▶ [Description of the task]: Find the lines with "this" in them and copy them out.

------------------------------------------------------------------------

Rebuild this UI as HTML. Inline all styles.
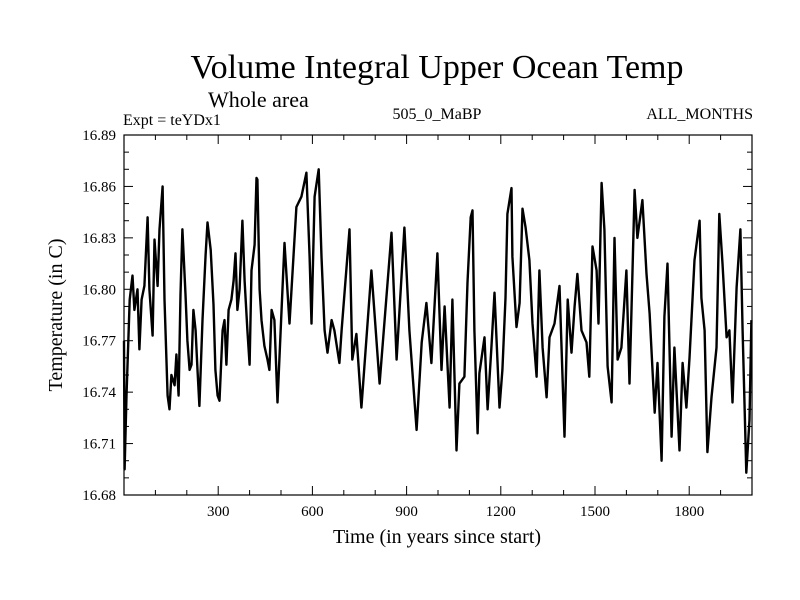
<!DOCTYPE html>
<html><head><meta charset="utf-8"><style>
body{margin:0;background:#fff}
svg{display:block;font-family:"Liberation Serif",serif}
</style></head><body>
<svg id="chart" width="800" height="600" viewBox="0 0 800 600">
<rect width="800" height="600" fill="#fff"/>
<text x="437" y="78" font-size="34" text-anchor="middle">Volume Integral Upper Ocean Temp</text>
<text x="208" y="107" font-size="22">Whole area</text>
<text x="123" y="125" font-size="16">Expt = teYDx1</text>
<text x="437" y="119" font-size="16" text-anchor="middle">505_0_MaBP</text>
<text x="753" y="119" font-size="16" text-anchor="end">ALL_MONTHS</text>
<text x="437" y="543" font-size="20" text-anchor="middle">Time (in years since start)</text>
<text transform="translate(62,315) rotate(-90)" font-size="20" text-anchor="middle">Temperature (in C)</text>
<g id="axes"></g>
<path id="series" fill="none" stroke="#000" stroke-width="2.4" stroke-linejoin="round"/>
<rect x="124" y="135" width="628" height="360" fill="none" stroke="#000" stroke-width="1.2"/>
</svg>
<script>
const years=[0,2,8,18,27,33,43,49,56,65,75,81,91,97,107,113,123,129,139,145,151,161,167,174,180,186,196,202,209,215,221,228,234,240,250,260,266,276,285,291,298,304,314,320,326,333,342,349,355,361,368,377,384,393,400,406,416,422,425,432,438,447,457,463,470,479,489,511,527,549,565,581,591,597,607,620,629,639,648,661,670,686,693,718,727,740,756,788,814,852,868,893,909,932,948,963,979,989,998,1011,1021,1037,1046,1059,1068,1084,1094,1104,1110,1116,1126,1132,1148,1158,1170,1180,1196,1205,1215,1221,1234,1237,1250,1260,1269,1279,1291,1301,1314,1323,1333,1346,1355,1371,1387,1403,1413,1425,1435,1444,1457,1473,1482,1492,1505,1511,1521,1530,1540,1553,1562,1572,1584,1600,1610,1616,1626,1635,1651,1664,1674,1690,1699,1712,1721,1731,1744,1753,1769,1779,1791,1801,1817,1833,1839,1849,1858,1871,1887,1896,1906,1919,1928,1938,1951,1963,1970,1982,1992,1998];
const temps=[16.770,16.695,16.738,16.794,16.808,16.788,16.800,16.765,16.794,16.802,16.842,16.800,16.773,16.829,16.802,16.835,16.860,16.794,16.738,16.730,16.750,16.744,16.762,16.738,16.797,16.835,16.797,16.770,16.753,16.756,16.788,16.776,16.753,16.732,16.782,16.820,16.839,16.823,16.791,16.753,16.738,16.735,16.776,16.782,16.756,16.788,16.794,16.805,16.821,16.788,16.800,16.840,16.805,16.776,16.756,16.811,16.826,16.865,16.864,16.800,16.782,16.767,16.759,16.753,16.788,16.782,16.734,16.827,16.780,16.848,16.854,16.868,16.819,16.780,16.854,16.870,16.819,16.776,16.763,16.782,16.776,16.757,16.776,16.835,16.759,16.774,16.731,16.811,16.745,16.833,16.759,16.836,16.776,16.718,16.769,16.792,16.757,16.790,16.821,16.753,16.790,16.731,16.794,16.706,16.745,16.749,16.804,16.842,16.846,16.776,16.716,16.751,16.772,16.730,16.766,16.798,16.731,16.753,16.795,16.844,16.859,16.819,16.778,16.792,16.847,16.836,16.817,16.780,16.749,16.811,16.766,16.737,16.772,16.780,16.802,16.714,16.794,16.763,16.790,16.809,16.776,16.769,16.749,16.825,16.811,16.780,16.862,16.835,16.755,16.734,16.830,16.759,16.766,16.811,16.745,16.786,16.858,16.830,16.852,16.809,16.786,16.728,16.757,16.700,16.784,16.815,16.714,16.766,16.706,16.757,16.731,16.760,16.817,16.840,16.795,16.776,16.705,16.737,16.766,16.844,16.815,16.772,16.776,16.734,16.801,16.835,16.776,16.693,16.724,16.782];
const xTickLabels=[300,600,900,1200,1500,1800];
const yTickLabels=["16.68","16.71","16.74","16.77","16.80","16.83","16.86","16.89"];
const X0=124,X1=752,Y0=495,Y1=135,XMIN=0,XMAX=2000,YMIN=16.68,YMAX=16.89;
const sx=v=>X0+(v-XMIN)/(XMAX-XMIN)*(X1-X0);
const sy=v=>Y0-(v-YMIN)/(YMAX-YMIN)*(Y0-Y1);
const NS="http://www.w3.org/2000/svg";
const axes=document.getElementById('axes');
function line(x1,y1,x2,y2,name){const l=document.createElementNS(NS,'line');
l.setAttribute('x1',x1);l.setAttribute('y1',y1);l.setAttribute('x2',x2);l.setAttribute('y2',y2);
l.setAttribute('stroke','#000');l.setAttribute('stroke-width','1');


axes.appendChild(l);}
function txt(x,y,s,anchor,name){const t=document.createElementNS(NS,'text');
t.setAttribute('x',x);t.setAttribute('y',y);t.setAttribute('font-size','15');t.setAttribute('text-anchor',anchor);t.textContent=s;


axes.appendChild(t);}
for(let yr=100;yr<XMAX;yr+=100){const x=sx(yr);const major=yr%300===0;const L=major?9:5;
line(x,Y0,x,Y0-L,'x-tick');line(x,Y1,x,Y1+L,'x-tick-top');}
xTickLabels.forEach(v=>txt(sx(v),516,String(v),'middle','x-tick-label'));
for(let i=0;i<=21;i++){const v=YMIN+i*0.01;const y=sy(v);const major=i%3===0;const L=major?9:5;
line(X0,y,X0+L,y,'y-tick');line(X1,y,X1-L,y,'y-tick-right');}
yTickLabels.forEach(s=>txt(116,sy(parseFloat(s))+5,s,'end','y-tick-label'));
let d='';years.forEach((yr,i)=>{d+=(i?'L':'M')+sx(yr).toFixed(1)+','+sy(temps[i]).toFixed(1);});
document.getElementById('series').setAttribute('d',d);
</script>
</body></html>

------------------------------------------------------------------------

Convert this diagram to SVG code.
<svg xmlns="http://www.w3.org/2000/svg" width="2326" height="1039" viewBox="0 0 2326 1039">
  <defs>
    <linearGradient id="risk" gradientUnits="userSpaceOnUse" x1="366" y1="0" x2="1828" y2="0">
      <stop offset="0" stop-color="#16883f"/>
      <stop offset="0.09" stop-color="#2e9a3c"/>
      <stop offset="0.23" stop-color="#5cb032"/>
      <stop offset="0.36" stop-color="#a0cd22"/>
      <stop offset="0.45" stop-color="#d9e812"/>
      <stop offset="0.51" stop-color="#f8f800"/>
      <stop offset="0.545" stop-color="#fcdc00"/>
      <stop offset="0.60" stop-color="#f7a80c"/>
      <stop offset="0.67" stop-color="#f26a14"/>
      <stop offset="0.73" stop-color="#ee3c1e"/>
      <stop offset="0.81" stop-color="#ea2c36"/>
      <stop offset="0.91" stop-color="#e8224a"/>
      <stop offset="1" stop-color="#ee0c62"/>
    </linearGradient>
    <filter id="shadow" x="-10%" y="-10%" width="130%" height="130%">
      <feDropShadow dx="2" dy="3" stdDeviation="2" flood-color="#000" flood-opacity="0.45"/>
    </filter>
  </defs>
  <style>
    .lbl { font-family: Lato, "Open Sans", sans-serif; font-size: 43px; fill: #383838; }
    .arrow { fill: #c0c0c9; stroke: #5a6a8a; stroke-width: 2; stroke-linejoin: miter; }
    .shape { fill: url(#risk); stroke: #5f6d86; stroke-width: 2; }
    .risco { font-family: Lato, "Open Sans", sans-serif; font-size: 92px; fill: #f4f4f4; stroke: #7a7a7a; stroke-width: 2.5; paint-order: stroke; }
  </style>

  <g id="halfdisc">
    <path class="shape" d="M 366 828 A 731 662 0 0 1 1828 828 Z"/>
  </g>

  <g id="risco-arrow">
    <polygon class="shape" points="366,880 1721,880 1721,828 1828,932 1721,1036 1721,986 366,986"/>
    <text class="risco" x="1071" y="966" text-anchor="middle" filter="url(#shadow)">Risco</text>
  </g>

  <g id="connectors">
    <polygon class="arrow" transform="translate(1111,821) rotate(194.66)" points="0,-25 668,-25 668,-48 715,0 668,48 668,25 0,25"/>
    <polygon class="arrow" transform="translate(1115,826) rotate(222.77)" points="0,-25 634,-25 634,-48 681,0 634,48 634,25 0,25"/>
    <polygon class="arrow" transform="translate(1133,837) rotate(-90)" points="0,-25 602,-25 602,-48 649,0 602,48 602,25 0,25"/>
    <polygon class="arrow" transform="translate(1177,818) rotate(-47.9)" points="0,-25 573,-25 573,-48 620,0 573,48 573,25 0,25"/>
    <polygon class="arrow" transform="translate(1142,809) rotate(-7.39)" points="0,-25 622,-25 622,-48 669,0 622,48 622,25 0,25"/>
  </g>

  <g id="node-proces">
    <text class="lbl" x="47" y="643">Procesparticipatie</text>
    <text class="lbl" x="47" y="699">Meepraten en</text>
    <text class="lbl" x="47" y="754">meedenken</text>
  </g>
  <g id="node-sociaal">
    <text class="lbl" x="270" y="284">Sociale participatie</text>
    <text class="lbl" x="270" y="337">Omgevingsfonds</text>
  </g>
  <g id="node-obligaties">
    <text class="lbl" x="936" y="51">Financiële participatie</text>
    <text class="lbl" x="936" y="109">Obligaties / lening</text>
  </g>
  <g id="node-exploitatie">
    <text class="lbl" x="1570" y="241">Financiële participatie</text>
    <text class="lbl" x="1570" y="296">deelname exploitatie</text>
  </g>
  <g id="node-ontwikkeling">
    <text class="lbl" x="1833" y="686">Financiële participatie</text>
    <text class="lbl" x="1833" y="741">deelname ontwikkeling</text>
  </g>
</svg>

------------------------------------------------------------------------

▶ [Exercise response]:
Rebuild this UI as HTML. Inline all styles.
Convert this diagram to SVG code.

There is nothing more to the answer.